RECORDS FOR THE TASK:
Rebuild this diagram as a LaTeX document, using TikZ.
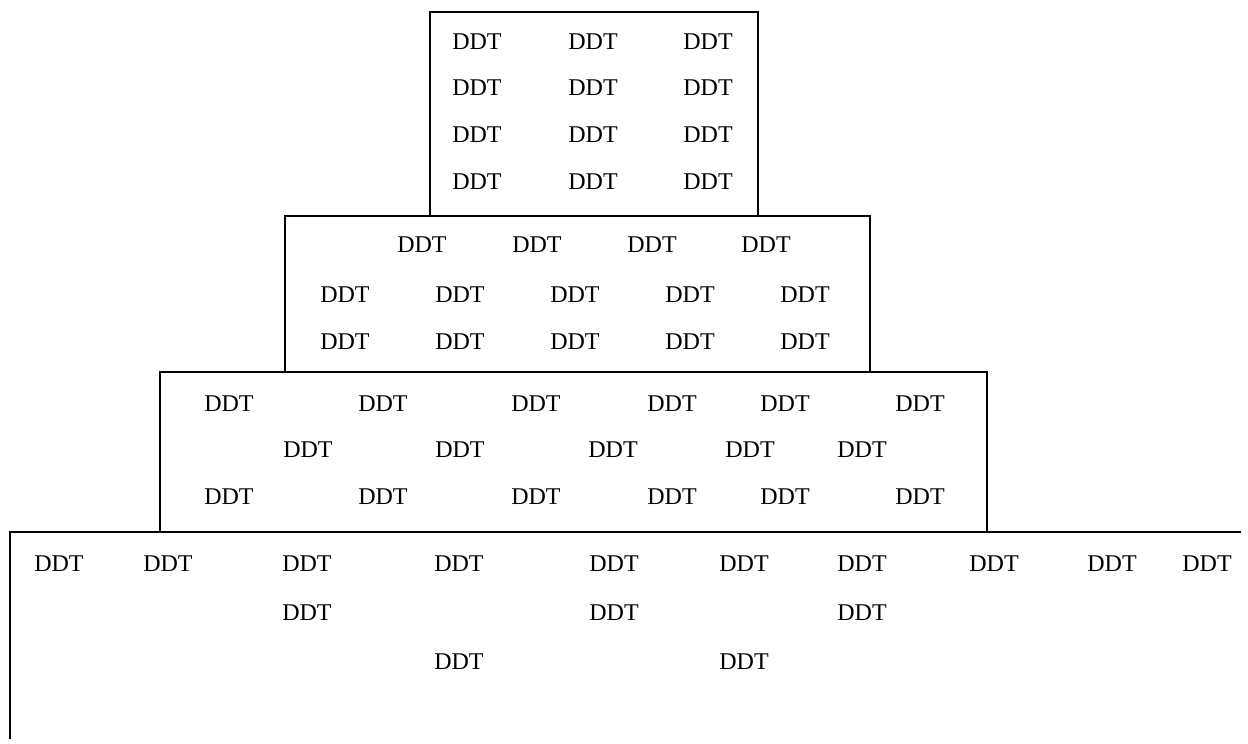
\documentclass[tikz,border=0pt]{standalone}
\usepackage{fontspec}
\setmainfont{Liberation Serif}
\begin{document}
\begin{tikzpicture}[x=0.5pt,y=-0.5pt,
  lab/.style={font=\fontsize{12}{14}\selectfont, inner sep=0pt},
  wall/.style={line width=1pt, line cap=rect}]
\useasboundingbox (0,0) rectangle (1248,744);
% tier outlines
\draw[wall] (430,216) -- (430,12) -- (758,12) -- (758,216);
\draw[wall] (285,216) rectangle (870,372);
\draw[wall] (160,372) rectangle (987,532);
\draw[wall] (10,738) -- (10,532) -- (1240,532);
% top tier
\foreach \y [count=\r] in {42,88,135,182}
  \foreach \x [count=\c] in {477,593,708}
    \node[lab] (a\r\c) at (\x,\y) {DDT};
% second tier
\foreach \x [count=\c] in {422,537,652,766}
  \node[lab] (b1\c) at (\x,245) {DDT};
\foreach \y [count=\r from 2] in {295,342}
  \foreach \x [count=\c] in {345,460,575,690,805}
    \node[lab] (b\r\c) at (\x,\y) {DDT};
% third tier
\foreach \y [count=\r] in {404,497}
  \foreach \x [count=\c] in {229,383,536,672,785,920}
    \node[lab] (c\r\c) at (\x,\y) {DDT};
\foreach \x [count=\c] in {308,460,613,750,862}
  \node[lab] (m\c) at (\x,450) {DDT};
% bottom tier
\foreach \x [count=\c] in {59,168,307,459,614,744,862,994,1112,1207}
  \node[lab] (d\c) at (\x,564) {DDT};
\foreach \x [count=\c] in {307,614,862}
  \node[lab] (e\c) at (\x,613) {DDT};
\foreach \x [count=\c] in {459,744}
  \node[lab] (f\c) at (\x,662) {DDT};
\end{tikzpicture}
\end{document}
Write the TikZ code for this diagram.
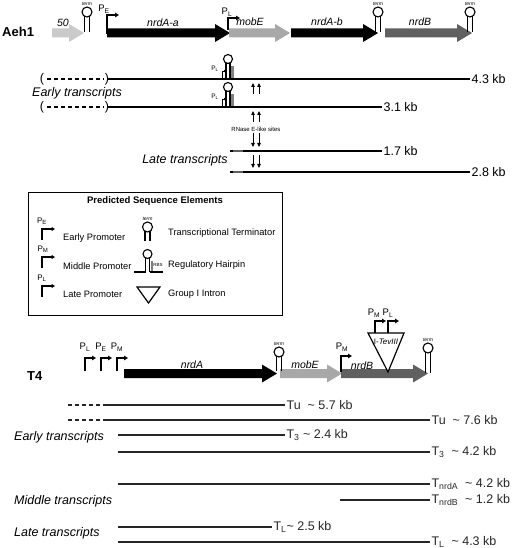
\documentclass[tikz,border=0pt]{standalone}
\usepackage{fontspec}
\setmainfont{Liberation Sans}
\usepackage{tikz}
\usetikzlibrary{arrows.meta}
\definecolor{genlight}{HTML}{CACACA}
\definecolor{genmid}{HTML}{A8A8A8}
\definecolor{gendark}{HTML}{606060}
\tikzset{
  hdr/.style={font=\bfseries\fontsize{13}{15}\selectfont,inner sep=0pt},
  glbl/.style={font=\itshape\fontsize{10.5}{12}\selectfont,inner sep=0pt,anchor=base},
  lbl/.style={font=\fontsize{12.5}{14}\selectfont,inner sep=1pt},
  tlbl/.style={font=\itshape\fontsize{12.5}{14}\selectfont,inner sep=0pt},
  plbl/.style={font=\fontsize{9.5}{10}\selectfont,inner sep=0pt},
  leg/.style={font=\fontsize{9.3}{11}\selectfont,inner sep=0pt,anchor=west},
  tiny/.style={font=\fontsize{5}{5}\selectfont,inner sep=0pt},
  tline/.style={line width=1.2pt},
  prom/.style={line width=1.6pt,-{Triangle[length=4pt,width=4.5pt]}},
  lprom/.style={line width=1.2pt,-{Triangle[length=3.5pt,width=4pt]}},
  sprom/.style={line width=0.7pt,-{Triangle[length=2pt,width=2.5pt]}},
  site/.style={line width=0.8pt,-{Triangle[length=4pt,width=3.5pt]}},
  hp/.style={line width=1.1pt}
}
% 基因箭头: x1, x2, y, 颜色
\newcommand{\genarrow}[4]{\fill[#4] (#1,#3-4.5) -- (#2-15,#3-4.5) -- (#2-15,#3-9) -- (#2,#3)
  -- (#2-15,#3+9) -- (#2-15,#3+4.5) -- (#1,#3+4.5) -- cycle;}
% 终止子: x, 茎底 y, 环心 y, 名字
\newcommand{\termin}[4]{\draw[hp] (#1-2.5,#2) -- (#1-2.5,#3+4.3) (#1+2.5,#2) -- (#1+2.5,#3+4.3);
  \draw[hp] (#1,#3) circle[radius=5pt];
  \node[tiny,font=\itshape\fontsize{5}{5}\selectfont] (#4) at (#1,#3-8.5) {term};}
% 调控发夹: x, 底 y, 环心 y
\newcommand{\rhair}[3]{\draw[hp] (#1-2,#2) -- (#1-2,#3+4) (#1+2,#2) -- (#1+2,#3+4);
  \draw[hp] (#1,#3) circle[radius=4.5pt];
  \fill[gray] (#1+3.4,#3+7) rectangle (#1+5.6,#2-1);}

\begin{document}
\begin{tikzpicture}[x=1pt,y=-1pt]
\useasboundingbox (0,0) rectangle (512,548);

% ---- Aeh1 ----
\node[hdr,anchor=west] (aeh) at (2,32) {Aeh1};
\genarrow{52}{84}{33}{genlight}
\genarrow{107}{230}{33}{black}
\genarrow{229}{290}{33}{genmid}
\genarrow{291}{378}{33}{black}
\genarrow{385}{472}{33}{gendark}
\node[glbl] (g50) at (63,27) {50};
\node[glbl] (nrdaa) at (163,27) {nrdA-a};
\node[glbl] (mobe1) at (250,26) {mobE};
\node[glbl] (nrdab) at (327,26) {nrdA-b};
\node[glbl] (nrdb1) at (420,26) {nrdB};
\termin{87}{32}{12}{tm1}
\termin{378}{32}{12}{tm2}
\termin{470}{32}{12}{tm3}
\draw[prom] (107,34) -- (107,15) -- (119,15);
\node[plbl] (pe1) at (104,9) {P\textsubscript{E}};
\draw[prom] (228,30) -- (228,18) -- (240,18);
\node[plbl] (pl1) at (227,12) {P\textsubscript{L}};

% 早期转录本
\node[lbl] (lpa) at (42,79) {(};
\draw[tline,dash pattern=on 4pt off 3pt] (47,79) -- (104,79);
\node[lbl] (rpa) at (107,79) {)};
\draw[tline] (108,79) -- (470,79) node[lbl,right] (kb43) {4.3 kb};
\node[lbl] (lpb) at (42,107) {(};
\draw[tline,dash pattern=on 4pt off 3pt] (47,107) -- (104,107);
\node[lbl] (rpb) at (107,107) {)};
\draw[tline] (108,107) -- (382,107) node[lbl,right] (kb31) {3.1 kb};
\rhair{228}{79}{59}
\rhair{228}{107}{87}
\draw[sprom] (222,79) -- (222,71) -- (226,71);
\draw[sprom] (222,107) -- (222,99) -- (226,99);
\node[tiny,font=\fontsize{6.5}{7}\selectfont] (pla) at (215,69) {P\textsubscript{L}};
\node[tiny,font=\fontsize{6.5}{7}\selectfont] (plb) at (215,97) {P\textsubscript{L}};
\node[tlbl] (early1) at (77,93) {Early transcripts};

% RNase E 位点
\foreach \x in {253,259}{
  \draw[site] (\x,94) -- (\x,83);
  \draw[site] (\x,122) -- (\x,111);
  \draw[site] (\x,133) -- (\x,147);
  \draw[site] (\x,155) -- (\x,168);
}
\node[tiny,font=\fontsize{6}{7}\selectfont] (rnase) at (256,129) {RNase E-like sites};

% 晚期转录本
\draw[tline] (230,151) -- (382,151) node[lbl,right] (kb17) {1.7 kb};
\draw[line width=2.2pt,gendark] (233,151) -- (243,151);
\draw[tline] (230,172) -- (470,172) node[lbl,right] (kb28) {2.8 kb};
\draw[line width=2.2pt,gendark] (233,172) -- (243,172);
\node[tlbl] (late1) at (185,160) {Late transcripts};

% ---- 图例 ----
\draw[line width=0.9pt] (28,192) rectangle (282,315);
\node[font=\bfseries\fontsize{9.5}{11}\selectfont,inner sep=0pt] (ttl) at (155,201) {Predicted Sequence Elements};
\draw[lprom] (42,240) -- (42,229) -- (55,229);
\node[plbl,font=\fontsize{8}{9}\selectfont] (lpe) at (42,221) {P\textsubscript{E}};
\node[leg] (le) at (63,238) {Early Promoter};
\draw[lprom] (42,268) -- (42,257) -- (55,257);
\node[plbl,font=\fontsize{8}{9}\selectfont] (lpm) at (43,249) {P\textsubscript{M}};
\node[leg] (lm) at (63,266) {Middle Promoter};
\draw[lprom] (42,297) -- (42,286) -- (55,286);
\node[plbl,font=\fontsize{8}{9}\selectfont] (lpl) at (42,278) {P\textsubscript{L}};
\node[leg] (ll) at (63,294) {Late Promoter};
\termin{147.5}{241}{227}{ltm}
\node[leg] (lt) at (168,233) {Transcriptional Terminator};
\draw[hp] (134,272) -- (145.5,272) (149.5,272) -- (163,272);
\rhair{147.5}{272}{254}
\node[tiny,font=\fontsize{4.5}{5}\selectfont] (rbs) at (158,265) {RBS};
\node[leg] (lr) at (168,265) {Regulatory Hairpin};
\draw[line width=1.2pt] (137,287) -- (160,287) -- (148.5,303) -- cycle;
\node[leg] (li) at (168,294) {Group I Intron};

% ---- T4 ----
\node[hdr,anchor=west] (tf) at (27,376) {T4};
\genarrow{124}{277}{373.5}{black}
\genarrow{280}{342}{373.5}{genmid}
\genarrow{341}{428}{373.5}{gendark}
\node[glbl] (nrda) at (192,368) {nrdA};
\node[glbl] (mobe2) at (305,368) {mobE};
\node[glbl] (nrdb2) at (362,369) {nrdB};
\termin{279}{371}{352}{tm4}
\termin{428}{373}{348}{tm5}
\foreach \x/\s in {85/L,101/E,117/M}{
  \draw[prom] (\x,371) -- (\x,358) -- (\x+11,358);
  \node[plbl] (p\s) at (\x,347) {P\textsubscript{\s}};
}
\draw[prom] (341,372) -- (341,356) -- (352,356);
\node[plbl] (pm2) at (342,347) {P\textsubscript{M}};
\draw[line width=1.2pt,fill=white] (368,333) -- (404,333) -- (388,372) -- cycle;
\node[font=\fontsize{8}{9}\selectfont,inner sep=0pt] (tev) at (386,342) {I-\textit{TevIII}};
\draw[prom] (375,333) -- (375,321) -- (386,321);
\draw[prom] (388,333) -- (388,321) -- (399,321);
\node[plbl] (pm3) at (374,313) {P\textsubscript{M}};
\node[plbl] (pl3) at (388,313) {P\textsubscript{L}};

% T4 转录本
\begin{scope}[black!85]
\draw[tline,dash pattern=on 4pt off 3pt] (68,405) -- (103,405);
\draw[tline] (103,405) -- (285,405) node[lbl,right] (tu57) {Tu\ \ \textasciitilde\ 5.7 kb};
\draw[tline,dash pattern=on 4pt off 3pt] (68,420) -- (103,420);
\draw[tline] (103,420) -- (430,420) node[lbl,right] (tu76) {Tu\ \ \textasciitilde\ 7.6 kb};
\draw[tline] (118,435) -- (285,435) node[lbl,right] (t324) {T\textsubscript{3} \textasciitilde\ 2.4 kb};
\draw[tline] (118,452) -- (430,452) node[lbl,right] (t342) {T\textsubscript{3}\ \ \textasciitilde\ 4.2 kb};
\draw[tline] (118,484) -- (430,484) node[lbl,right] (tna) {T\textsubscript{nrdA}\ \ \textasciitilde\ 4.2 kb};
\draw[tline] (340,500) -- (430,500) node[lbl,right] (tnb) {T\textsubscript{nrdB}\ \ \textasciitilde\ 1.2 kb};
\draw[tline] (118,527) -- (272,527) node[lbl,right] (tl25) {T\textsubscript{L}\textasciitilde\ 2.5 kb};
\draw[tline] (118,542) -- (430,542) node[lbl,right] (tl43) {T\textsubscript{L}\ \ \textasciitilde\ 4.3 kb};
\end{scope}
\node[tlbl,anchor=west] (early2) at (14,437) {Early transcripts};
\node[tlbl,anchor=west] (mid2) at (14,501) {Middle transcripts};
\node[tlbl,anchor=west] (late2) at (14,533) {Late transcripts};
\end{tikzpicture}
\end{document}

REQUIRED WORK:
Copy exactly, and copy only, the lines from the one with "Write the TikZ code for this diagram." to the one with "(0,0) rectangle (512,548);", ends included. Pictures are not part of the copy.

THE RESULT:
Write the TikZ code for this diagram.
\documentclass[tikz,border=0pt]{standalone}
\usepackage{fontspec}
\setmainfont{Liberation Sans}
\usepackage{tikz}
\usetikzlibrary{arrows.meta}
\definecolor{genlight}{HTML}{CACACA}
\definecolor{genmid}{HTML}{A8A8A8}
\definecolor{gendark}{HTML}{606060}
\tikzset{
  hdr/.style={font=\bfseries\fontsize{13}{15}\selectfont,inner sep=0pt},
  glbl/.style={font=\itshape\fontsize{10.5}{12}\selectfont,inner sep=0pt,anchor=base},
  lbl/.style={font=\fontsize{12.5}{14}\selectfont,inner sep=1pt},
  tlbl/.style={font=\itshape\fontsize{12.5}{14}\selectfont,inner sep=0pt},
  plbl/.style={font=\fontsize{9.5}{10}\selectfont,inner sep=0pt},
  leg/.style={font=\fontsize{9.3}{11}\selectfont,inner sep=0pt,anchor=west},
  tiny/.style={font=\fontsize{5}{5}\selectfont,inner sep=0pt},
  tline/.style={line width=1.2pt},
  prom/.style={line width=1.6pt,-{Triangle[length=4pt,width=4.5pt]}},
  lprom/.style={line width=1.2pt,-{Triangle[length=3.5pt,width=4pt]}},
  sprom/.style={line width=0.7pt,-{Triangle[length=2pt,width=2.5pt]}},
  site/.style={line width=0.8pt,-{Triangle[length=4pt,width=3.5pt]}},
  hp/.style={line width=1.1pt}
}
% 基因箭头: x1, x2, y, 颜色
\newcommand{\genarrow}[4]{\fill[#4] (#1,#3-4.5) -- (#2-15,#3-4.5) -- (#2-15,#3-9) -- (#2,#3)
  -- (#2-15,#3+9) -- (#2-15,#3+4.5) -- (#1,#3+4.5) -- cycle;}
% 终止子: x, 茎底 y, 环心 y, 名字
\newcommand{\termin}[4]{\draw[hp] (#1-2.5,#2) -- (#1-2.5,#3+4.3) (#1+2.5,#2) -- (#1+2.5,#3+4.3);
  \draw[hp] (#1,#3) circle[radius=5pt];
  \node[tiny,font=\itshape\fontsize{5}{5}\selectfont] (#4) at (#1,#3-8.5) {term};}
% 调控发夹: x, 底 y, 环心 y
\newcommand{\rhair}[3]{\draw[hp] (#1-2,#2) -- (#1-2,#3+4) (#1+2,#2) -- (#1+2,#3+4);
  \draw[hp] (#1,#3) circle[radius=4.5pt];
  \fill[gray] (#1+3.4,#3+7) rectangle (#1+5.6,#2-1);}

\begin{document}
\begin{tikzpicture}[x=1pt,y=-1pt]
\useasboundingbox (0,0) rectangle (512,548);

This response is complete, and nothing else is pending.